= Permanent Committee on Geographical Names for British Official Use =

The Permanent Committee on Geographical Names (PCGN) is an independent inter-departmental body in the United Kingdom established in 1919.

== History ==
The preliminary conference of representatives of the admiralty, War Office, India Office, Colonial Office, and the RGS was held at Lowther Lodge on 24 April 1919. The formation of a committee was recommended by the conference.

== Function ==
The committee's function is to establish standard names for places outside the UK (excluding those of the Antarctic), for the use of the British government.
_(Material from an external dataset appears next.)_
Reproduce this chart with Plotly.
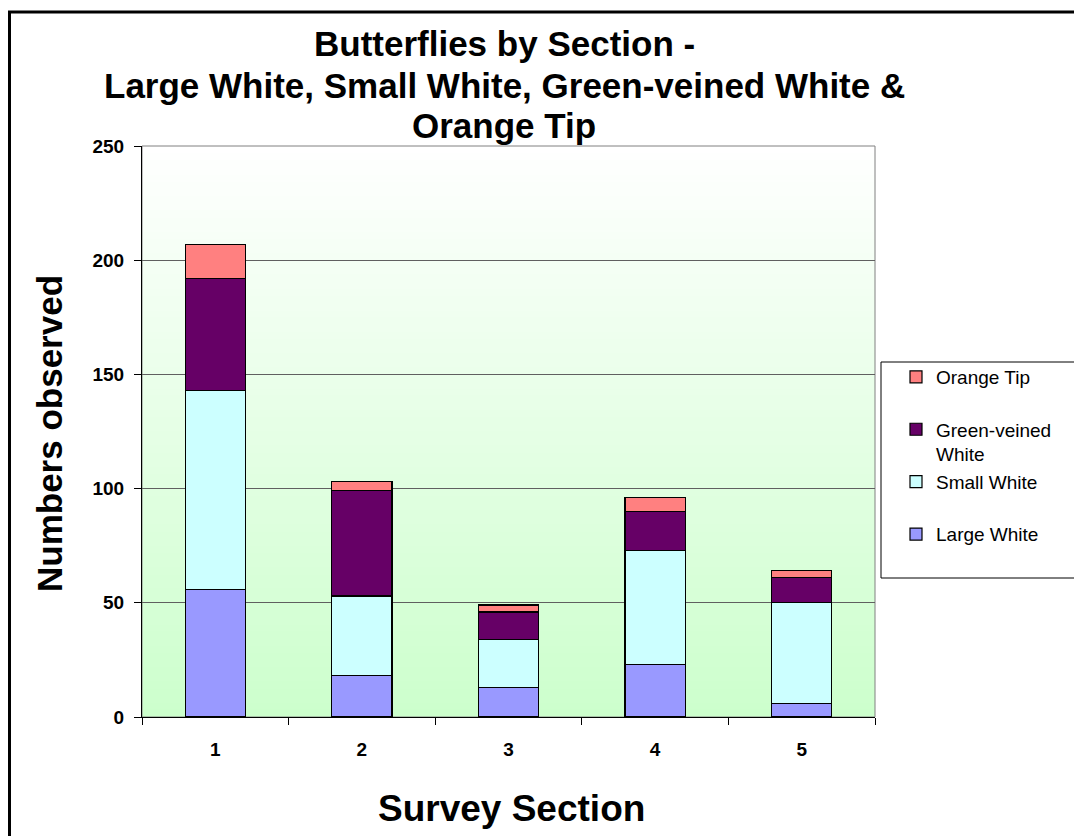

The committee has collaborated with the Foreign Names Committee of the United States Board on Geographic Names to agree a joint romanization system, first published in 1994 as the Romanization Systems and Roman-Script Spelling Conventions.

== Members ==
The members of the PCGN are: British Broadcasting Corporation Monitoring Service, Intelligence Collection Group (ICG) (formerly Defence Geospatial Intelligence), Defence Intelligence Staff, Foreign and Commonwealth Office, Government Communications Headquarters, Hydrographic Office, Ordnance Survey, Royal Geographical Society and Royal Scottish Geographical Society.

== Finance ==
A third of the costs of the PCGN are met by the Foreign and Commonwealth Office (FCO) and two thirds by the Ministry of Defence. In answer to a parliamentary question in 2007, the cost of the PCGN to the FCO was disclosed as being £59,826.83 for the 2005/2006 financial year. This results in a total cost in that financial year of £179,480.49.